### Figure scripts
----------------------------------------

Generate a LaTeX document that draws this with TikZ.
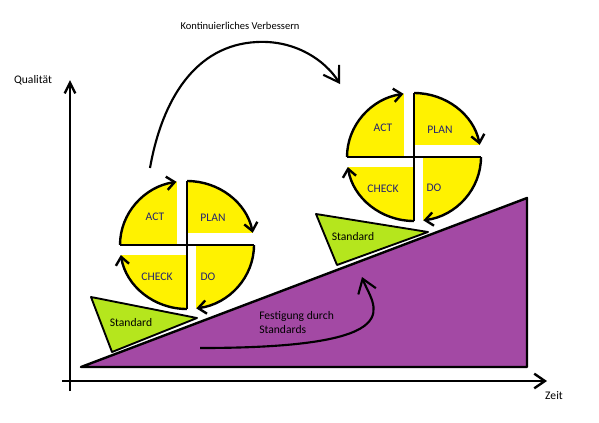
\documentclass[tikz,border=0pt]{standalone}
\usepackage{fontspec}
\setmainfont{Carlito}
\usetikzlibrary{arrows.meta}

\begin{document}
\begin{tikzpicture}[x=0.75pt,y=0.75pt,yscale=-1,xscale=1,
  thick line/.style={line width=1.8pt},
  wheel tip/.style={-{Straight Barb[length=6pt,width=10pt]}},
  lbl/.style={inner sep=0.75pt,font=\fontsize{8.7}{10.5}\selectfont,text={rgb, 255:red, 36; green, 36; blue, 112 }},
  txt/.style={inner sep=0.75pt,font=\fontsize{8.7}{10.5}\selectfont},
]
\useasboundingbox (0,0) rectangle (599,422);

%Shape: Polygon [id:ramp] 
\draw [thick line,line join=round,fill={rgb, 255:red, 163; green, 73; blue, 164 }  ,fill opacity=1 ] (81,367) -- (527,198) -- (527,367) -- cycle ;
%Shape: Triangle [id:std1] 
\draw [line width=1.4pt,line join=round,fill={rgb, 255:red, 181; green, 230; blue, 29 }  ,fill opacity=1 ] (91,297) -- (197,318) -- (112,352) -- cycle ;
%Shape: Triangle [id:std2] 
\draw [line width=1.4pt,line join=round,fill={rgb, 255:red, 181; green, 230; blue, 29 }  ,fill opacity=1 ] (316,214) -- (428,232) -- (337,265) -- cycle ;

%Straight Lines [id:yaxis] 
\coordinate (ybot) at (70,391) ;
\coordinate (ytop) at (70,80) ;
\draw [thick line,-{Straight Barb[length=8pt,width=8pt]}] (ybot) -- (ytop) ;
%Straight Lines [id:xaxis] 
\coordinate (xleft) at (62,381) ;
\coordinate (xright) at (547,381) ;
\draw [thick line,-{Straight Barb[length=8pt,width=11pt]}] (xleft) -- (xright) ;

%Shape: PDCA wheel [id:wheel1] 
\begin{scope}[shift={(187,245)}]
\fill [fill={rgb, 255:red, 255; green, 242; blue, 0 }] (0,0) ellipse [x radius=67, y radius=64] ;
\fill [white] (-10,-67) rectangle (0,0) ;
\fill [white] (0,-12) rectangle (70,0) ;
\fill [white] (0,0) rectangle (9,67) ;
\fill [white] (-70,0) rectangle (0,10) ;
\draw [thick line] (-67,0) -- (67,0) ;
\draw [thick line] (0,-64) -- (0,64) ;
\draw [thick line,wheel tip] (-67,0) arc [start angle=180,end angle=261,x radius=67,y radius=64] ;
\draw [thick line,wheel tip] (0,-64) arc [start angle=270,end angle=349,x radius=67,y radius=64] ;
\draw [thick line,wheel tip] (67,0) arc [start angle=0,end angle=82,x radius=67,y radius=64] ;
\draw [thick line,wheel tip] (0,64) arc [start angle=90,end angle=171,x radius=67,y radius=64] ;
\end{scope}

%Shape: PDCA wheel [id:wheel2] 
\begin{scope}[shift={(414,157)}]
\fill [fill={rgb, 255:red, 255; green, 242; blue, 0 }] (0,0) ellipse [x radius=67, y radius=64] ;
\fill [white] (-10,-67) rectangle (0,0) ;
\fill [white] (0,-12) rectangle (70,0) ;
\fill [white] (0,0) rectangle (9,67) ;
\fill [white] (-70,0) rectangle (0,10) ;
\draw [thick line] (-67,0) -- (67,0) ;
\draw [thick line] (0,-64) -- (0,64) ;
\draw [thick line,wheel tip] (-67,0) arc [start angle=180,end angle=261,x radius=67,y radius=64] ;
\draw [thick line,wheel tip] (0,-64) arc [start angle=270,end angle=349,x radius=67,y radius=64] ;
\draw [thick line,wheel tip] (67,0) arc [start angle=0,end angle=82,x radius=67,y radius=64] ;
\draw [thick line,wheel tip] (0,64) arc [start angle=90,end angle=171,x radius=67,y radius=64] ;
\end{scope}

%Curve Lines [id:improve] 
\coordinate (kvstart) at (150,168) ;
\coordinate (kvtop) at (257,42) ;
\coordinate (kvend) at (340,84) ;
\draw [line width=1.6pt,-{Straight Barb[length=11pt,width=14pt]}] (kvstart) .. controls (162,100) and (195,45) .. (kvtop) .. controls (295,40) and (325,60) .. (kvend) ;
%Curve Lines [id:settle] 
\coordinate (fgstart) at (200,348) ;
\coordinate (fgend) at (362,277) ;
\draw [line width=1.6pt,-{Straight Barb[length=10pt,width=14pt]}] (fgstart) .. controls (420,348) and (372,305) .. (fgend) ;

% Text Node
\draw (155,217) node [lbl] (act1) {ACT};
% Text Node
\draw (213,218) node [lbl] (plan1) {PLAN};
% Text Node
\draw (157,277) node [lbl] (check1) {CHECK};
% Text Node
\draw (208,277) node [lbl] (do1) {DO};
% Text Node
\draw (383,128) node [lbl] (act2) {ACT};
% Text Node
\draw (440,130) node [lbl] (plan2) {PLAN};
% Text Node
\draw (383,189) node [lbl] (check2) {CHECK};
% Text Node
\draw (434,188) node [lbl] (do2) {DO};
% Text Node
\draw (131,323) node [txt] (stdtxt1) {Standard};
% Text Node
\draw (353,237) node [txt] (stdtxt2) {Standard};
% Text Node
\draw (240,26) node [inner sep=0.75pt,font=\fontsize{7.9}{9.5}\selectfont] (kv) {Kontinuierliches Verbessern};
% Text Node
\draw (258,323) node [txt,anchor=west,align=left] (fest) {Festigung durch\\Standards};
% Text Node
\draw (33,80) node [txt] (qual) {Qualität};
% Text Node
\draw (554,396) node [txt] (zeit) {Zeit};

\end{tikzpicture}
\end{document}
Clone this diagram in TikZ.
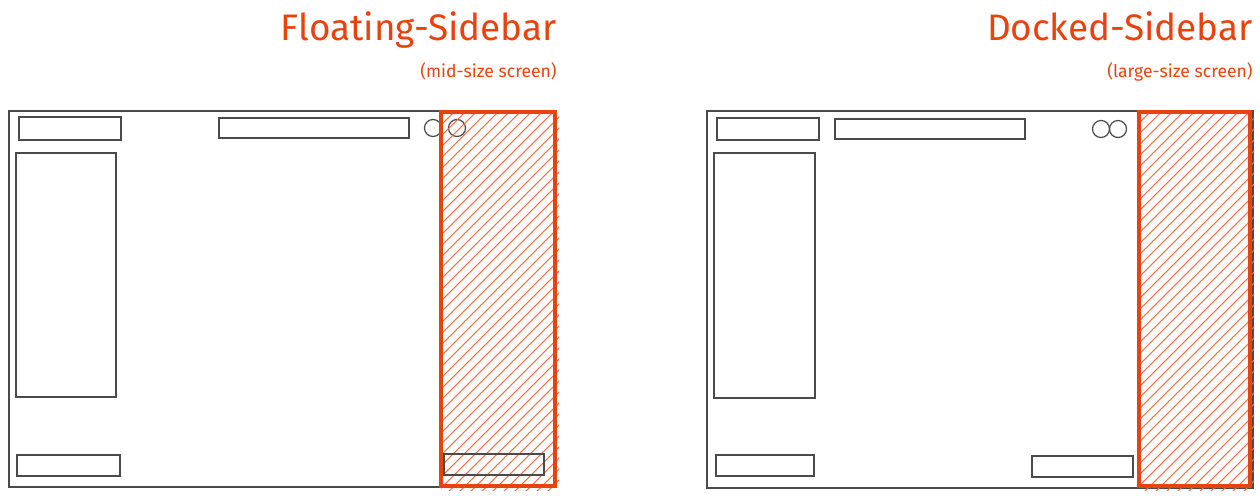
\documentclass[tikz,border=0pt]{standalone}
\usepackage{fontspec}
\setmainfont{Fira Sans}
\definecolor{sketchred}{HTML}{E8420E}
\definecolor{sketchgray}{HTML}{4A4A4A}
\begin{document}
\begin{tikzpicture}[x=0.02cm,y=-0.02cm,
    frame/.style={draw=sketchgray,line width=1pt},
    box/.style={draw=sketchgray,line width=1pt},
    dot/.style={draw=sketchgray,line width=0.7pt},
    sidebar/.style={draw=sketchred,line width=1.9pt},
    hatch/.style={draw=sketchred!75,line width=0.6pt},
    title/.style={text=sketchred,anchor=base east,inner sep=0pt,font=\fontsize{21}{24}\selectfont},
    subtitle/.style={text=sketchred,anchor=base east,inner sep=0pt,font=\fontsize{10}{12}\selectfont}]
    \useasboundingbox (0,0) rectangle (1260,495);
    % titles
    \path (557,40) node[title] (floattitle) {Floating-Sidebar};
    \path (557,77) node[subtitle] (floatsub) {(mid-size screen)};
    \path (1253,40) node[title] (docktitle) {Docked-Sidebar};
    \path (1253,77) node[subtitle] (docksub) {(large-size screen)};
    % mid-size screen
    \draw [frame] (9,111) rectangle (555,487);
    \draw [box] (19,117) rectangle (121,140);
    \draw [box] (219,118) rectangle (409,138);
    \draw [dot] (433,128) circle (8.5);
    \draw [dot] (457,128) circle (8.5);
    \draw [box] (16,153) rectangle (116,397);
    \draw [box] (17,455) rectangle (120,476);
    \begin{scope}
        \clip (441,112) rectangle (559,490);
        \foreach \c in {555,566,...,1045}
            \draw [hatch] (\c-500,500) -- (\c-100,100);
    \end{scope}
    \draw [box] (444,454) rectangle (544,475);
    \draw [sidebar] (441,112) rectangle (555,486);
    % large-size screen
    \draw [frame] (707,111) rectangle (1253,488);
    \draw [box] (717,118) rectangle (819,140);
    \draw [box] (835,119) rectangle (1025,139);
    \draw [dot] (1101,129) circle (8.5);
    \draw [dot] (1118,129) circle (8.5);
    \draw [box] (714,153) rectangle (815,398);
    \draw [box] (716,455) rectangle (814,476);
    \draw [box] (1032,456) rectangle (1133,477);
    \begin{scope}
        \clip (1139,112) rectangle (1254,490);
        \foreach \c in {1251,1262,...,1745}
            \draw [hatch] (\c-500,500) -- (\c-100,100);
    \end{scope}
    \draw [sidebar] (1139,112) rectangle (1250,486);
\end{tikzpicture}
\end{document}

----------------------------------------

### DIRECTION
Repeat exactly the lines from the first line of the records above through the line containing "(0,0) rectangle (599,422);", both included. Leave out the pictures.

### RESULT OF THE EXERCISE
Generate a LaTeX document that draws this with TikZ.
\documentclass[tikz,border=0pt]{standalone}
\usepackage{fontspec}
\setmainfont{Carlito}
\usetikzlibrary{arrows.meta}

\begin{document}
\begin{tikzpicture}[x=0.75pt,y=0.75pt,yscale=-1,xscale=1,
  thick line/.style={line width=1.8pt},
  wheel tip/.style={-{Straight Barb[length=6pt,width=10pt]}},
  lbl/.style={inner sep=0.75pt,font=\fontsize{8.7}{10.5}\selectfont,text={rgb, 255:red, 36; green, 36; blue, 112 }},
  txt/.style={inner sep=0.75pt,font=\fontsize{8.7}{10.5}\selectfont},
]
\useasboundingbox (0,0) rectangle (599,422);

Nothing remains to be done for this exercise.